A deal to solve Syria's Kurdish question took its first steps towards fruition on Monday, but observers expect it to fall short of ending divisions that came close to all-out conflict before the US intervened.
“The conflict has been postponed, but not ended,” said a Kurdish figure in contact with the Kurdish military leadership of the Syrian Democratic Forces.
The US-armed group has positioned itself as the defender of Syria's one million-strong Kurdish community since the civil war, although not all of the country's Kurds support the SDF. It has been fighting for survival since a government offensive stripped it of most of its holdings in the last three weeks.
US support started to wane after the fall of the regime of former president Bashar Al Assad in December 2024, which brought in a government with militant roots in Damascus that swiftly became friendly to Washington.
The Kurdish source said SDF leader Mazloum Abdi accepted the latest US version of the deal on Friday after consulting Massoud Barzani, an Iraqi Kurdish leader.
Mr Barzani urged Mr Abdi to “bide for time and avoid a war of attrition” that could involve Turkey. He made it clear to Mr Abdi “that he can only support him politically, not militarily”.

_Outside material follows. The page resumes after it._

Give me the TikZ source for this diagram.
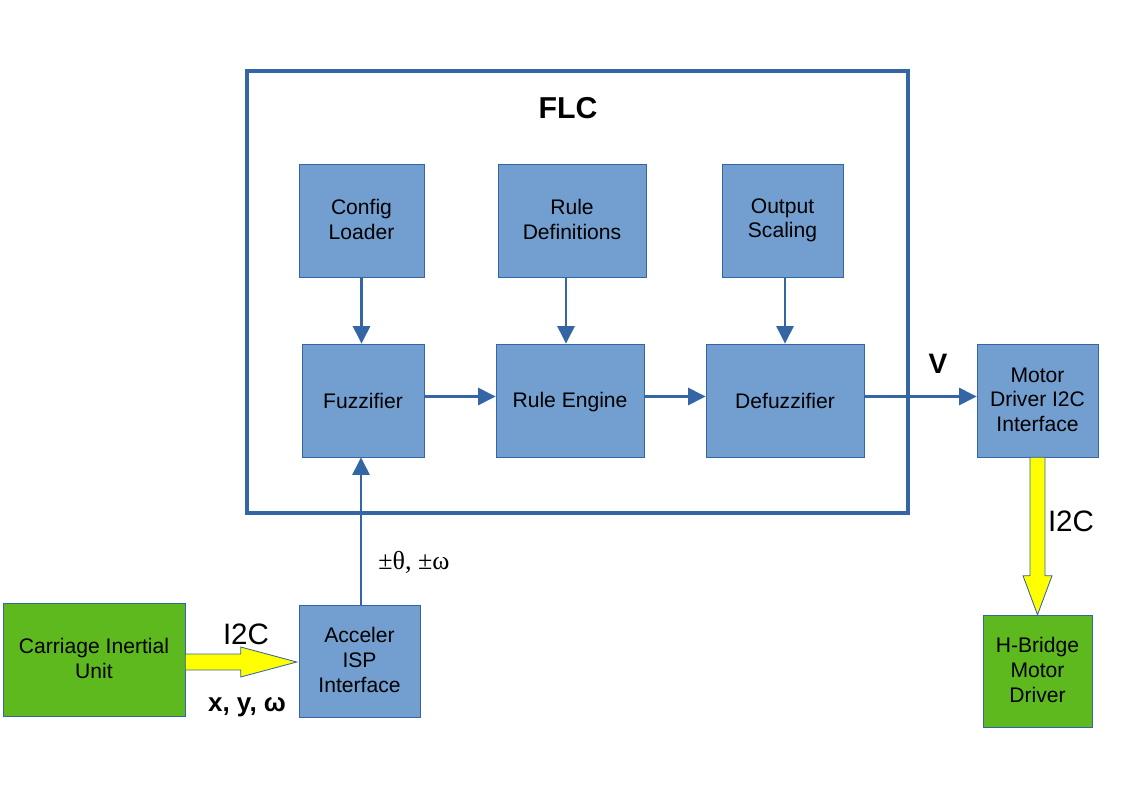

In 2017, a quixotic bid by Mr Barzani to establish a Kurdish state failed, after he could not secure US support and the central, pro-Iranian government encroached on the Kurdish heartland in northern Iraq. Mr Abdi had roots there in the Turkish Kurdistan Workers Party (PKK), before returning to Syria at the start of the 2011 to 2024 civil war.

The new deal in Syria has contained fighting between the SDF on the one hand, and regular troops and tribal auxiliaries allied with the government of President Ahmad Al Shara, on the other. A former Al Qaeda operative, Mr Al Shara has become an ally of Washington, supplanting the SDF. Washington conceived the SDF during the Syrian civil war in 2015 as the main ground component in its war against ISIS in Syria.
Over the past three weeks, the SDF abandoned vast, Arab populated territories acquired during the civil war, rather than resist a government offensive that started in Aleppo and moved east. The SDF retreated to a mostly Kurdish pocket in the north-east, near Turkey. Ankara is the main regional backer of Mr Al Shara and wants the SDF destroyed.
In a matter of days, the cash-strapped government of Mr Al Shara restored central control over most of Syria's energy, commodities, water, and hydropower assets in the east. However, loyalist forces continued the offensive to encircle Kurdish areas and cut off their land link to Iraq.
The deal, which was the third in less than a year, repeated the SDF's commitment to integrate into the new state and surrender its civil administration to Damascus. It was vague on how much actual authority the government will have in areas that are heavily populated by Kurds.

On Monday, internal security forces, rather than the Syrian military, began entering the city of Kobani and parts of the province of Hasakah. The limited numbers of government forces that went in suggest that the SDF will remain unscathed, the source said.
The SDF has interpreted the deal as “undeclared decentralisation”, under which the bulk of the security forces will be comprised of Kurds who owe allegiance to the SDF but wear central government uniforms, the source said.
However, he expected the government to tighten the noose on the group by cutting off its supply lines from Iraq, and “penetrating” the Kurdish community to build up allies to replace the SDF – possibly setting the scene for renewed conflict.
He said the government “has held off its horses for now” because in the last several weeks north-eastern Kurds took up weapons en mass to defend their communities, particularly against the tribal auxiliaries allied with the government.
On Monday, about 15 armoured vehicles and police cars carrying about 100 Syrian internal security personnel were posted to the outskirts of Kobani in preparation to enter the city, The National witnessed, marking the first phase of the deal. Videos circulating online showed similar convoys heading towards the cities of Hasakah and Qamishli in Hasakah governorate, north-east Syria.
A security source in Jordan involved in Syrian affairs said the SDF did not expect the American abandonment “so fast” and that the central government mainly has to avoid initiating bloodshed to wean Kurds off the SDF.
“If things go smoothly Al Shara will integrate the SDF as three Kurdish units in the military. He also has to show that he will not be selective in giving out rights for Kurds. Any Kurdish Syrian who wants a passport must be welcome,” the source said. A January 17 decree by Mr Al Shara recognised citizenship rights for Syria's Kurds, an issue that has been unresolved since the 1960s.